-- BEGIN --

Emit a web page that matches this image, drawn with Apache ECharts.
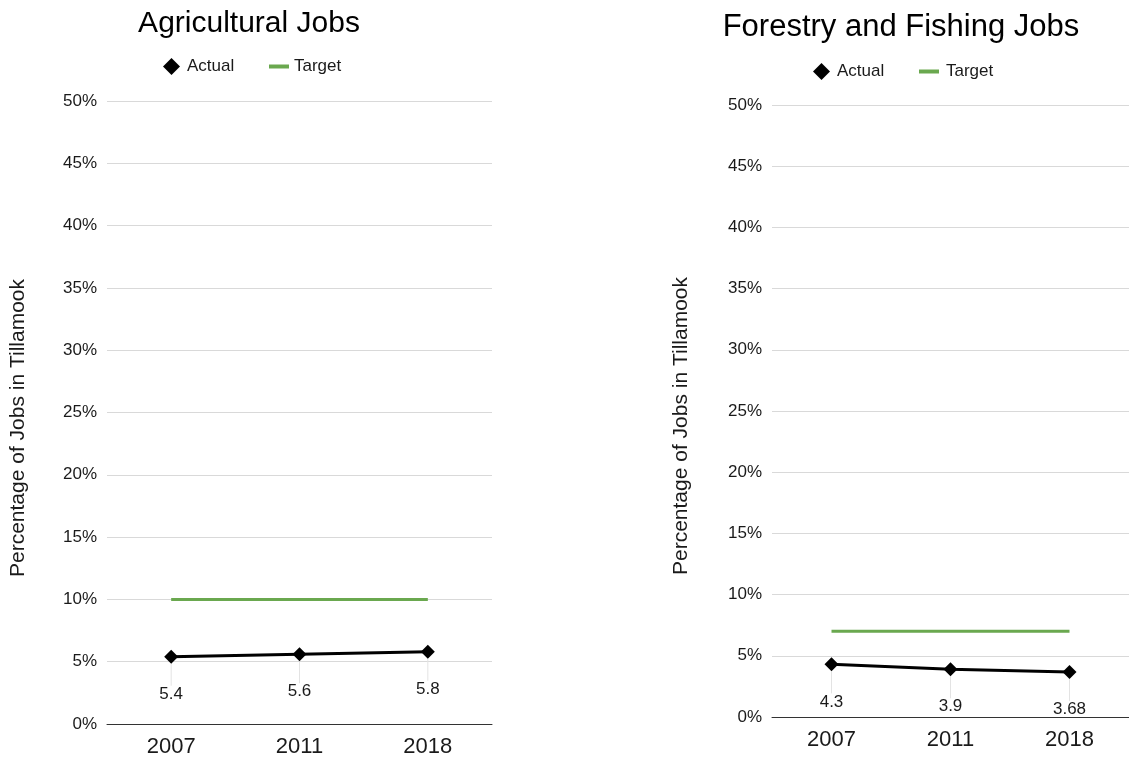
<!DOCTYPE html>
<html>
<head>
<meta charset="utf-8">
<script src="https://cdn.jsdelivr.net/npm/echarts@6/dist/echarts.min.js"></script>
<style>
  html, body { margin: 0; padding: 0; background: #fff; }
  #chart { width: 1129px; height: 758px; }
</style>
</head>
<body>
<div id="chart"></div>
<script>
// Shared categories and tick values
const years = ['2007', '2011', '2018'];
const yTicks = [0, 5, 10, 15, 20, 25, 30, 35, 40, 45, 50];

// Agricultural jobs (% of jobs in Tillamook)
const agriActual = [5.4, 5.6, 5.8];
const agriTarget = [10, 10, 10];

// Forestry and fishing jobs (% of jobs in Tillamook)
const forestActual = [4.3, 3.9, 3.68];
const forestTarget = [7, 7, 7];

const FONT = "'Liberation Sans', Arial, Helvetica, sans-serif";
const GREEN = '#6aa84f';
const AXIS_TITLE = 'Percentage of Jobs in Tillamook';
const targetIcon = 'path://M0,0h20v4H0z';

const chart = echarts.init(document.getElementById('chart'), null, { renderer: 'canvas' });

function xAxisFor(gridIndex) {
  return {
    type: 'category', gridIndex, data: years,
    axisLine: { lineStyle: { color: '#333', width: 1 } },
    axisTick: { show: false },
    axisLabel: { color: '#1a1a1a', fontSize: 22, fontFamily: FONT, margin: 12 }
  };
}
function yAxisFor(gridIndex) {
  return {
    type: 'value', gridIndex, min: yTicks[0], max: yTicks[yTicks.length - 1], interval: 5,
    axisLine: { show: false }, axisTick: { show: false },
    axisLabel: { color: '#1a1a1a', fontSize: 17, fontFamily: FONT, margin: 10, formatter: '{value}%' },
    splitLine: { lineStyle: { color: '#d9d9d9', width: 1 } }
  };
}
function actualSeries(idx, data) {
  return {
    name: 'Actual', type: 'line', xAxisIndex: idx, yAxisIndex: idx, data,
    symbol: 'diamond', symbolSize: 14,
    itemStyle: { color: '#000' },
    lineStyle: { color: '#000', width: 3 },
    label: {
      show: true, position: 'bottom', distance: 4,
      color: '#1a1a1a', fontSize: 17, fontFamily: FONT
    },
    labelLayout: { dy: 18 },
    labelLine: { show: true, lineStyle: { color: '#e3e3e3', width: 1 } },
    z: 3
  };
}
function targetSeries(idx, data) {
  return {
    name: 'Target', type: 'line', xAxisIndex: idx, yAxisIndex: idx, data,
    symbol: 'none', lineStyle: { color: GREEN, width: 3 }, itemStyle: { color: GREEN },
    z: 2
  };
}
function legend(left, top, name, icon, size, padLeft) {
  return {
    left, top, data: [{ name, icon }], itemWidth: size[0], itemHeight: size[1],
    textStyle: { color: '#1a1a1a', fontSize: 17, fontFamily: FONT, padding: [0, 0, 0, padLeft] },
    selectedMode: false
  };
}

chart.setOption({
  animation: false,
  title: [
    { text: 'Agricultural Jobs', left: 244, top: 4, textAlign: 'center',
      textStyle: { color: '#000', fontSize: 30, fontWeight: 'normal', fontFamily: FONT } },
    { text: 'Forestry and Fishing Jobs', left: 896, top: 7, textAlign: 'center',
      textStyle: { color: '#000', fontSize: 31, fontWeight: 'normal', fontFamily: FONT } }
  ],
  legend: [
    legend(158, 53, 'Actual', 'diamond', [17, 17], 2),
    legend(264, 53, 'Target', targetIcon, [20, 14], 0),
    legend(808, 58, 'Actual', 'diamond', [17, 17], 2),
    legend(914, 58, 'Target', targetIcon, [20, 14], 2)
  ],
  grid: [
    { left: 107, top: 101, width: 385, height: 623 },
    { left: 772, top: 105, width: 363, height: 612 }
  ],
  xAxis: [xAxisFor(0), xAxisFor(1)],
  yAxis: [yAxisFor(0), yAxisFor(1)],
  graphic: [
    { type: 'text', x: 18, y: 428, rotation: Math.PI / 2,
      style: { text: AXIS_TITLE, fill: '#1a1a1a', font: '21px ' + FONT, align: 'center', verticalAlign: 'middle' } },
    { type: 'text', x: 681, y: 426, rotation: Math.PI / 2,
      style: { text: AXIS_TITLE, fill: '#1a1a1a', font: '21px ' + FONT, align: 'center', verticalAlign: 'middle' } }
  ],
  series: [
    targetSeries(0, agriTarget), actualSeries(0, agriActual),
    targetSeries(1, forestTarget), actualSeries(1, forestActual)
  ]
});
</script>
</body>
</html>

-- END --

● Required task
Quote, exactly and only, the lines from the first line of the data above through the line containing "const forestTarget = [7, 7, 7];". The pictures do not belong in it.

● Result for this exercise
Emit a web page that matches this image, drawn with Apache ECharts.
<!DOCTYPE html>
<html>
<head>
<meta charset="utf-8">
<script src="https://cdn.jsdelivr.net/npm/echarts@6/dist/echarts.min.js"></script>
<style>
  html, body { margin: 0; padding: 0; background: #fff; }
  #chart { width: 1129px; height: 758px; }
</style>
</head>
<body>
<div id="chart"></div>
<script>
// Shared categories and tick values
const years = ['2007', '2011', '2018'];
const yTicks = [0, 5, 10, 15, 20, 25, 30, 35, 40, 45, 50];

// Agricultural jobs (% of jobs in Tillamook)
const agriActual = [5.4, 5.6, 5.8];
const agriTarget = [10, 10, 10];

// Forestry and fishing jobs (% of jobs in Tillamook)
const forestActual = [4.3, 3.9, 3.68];
const forestTarget = [7, 7, 7];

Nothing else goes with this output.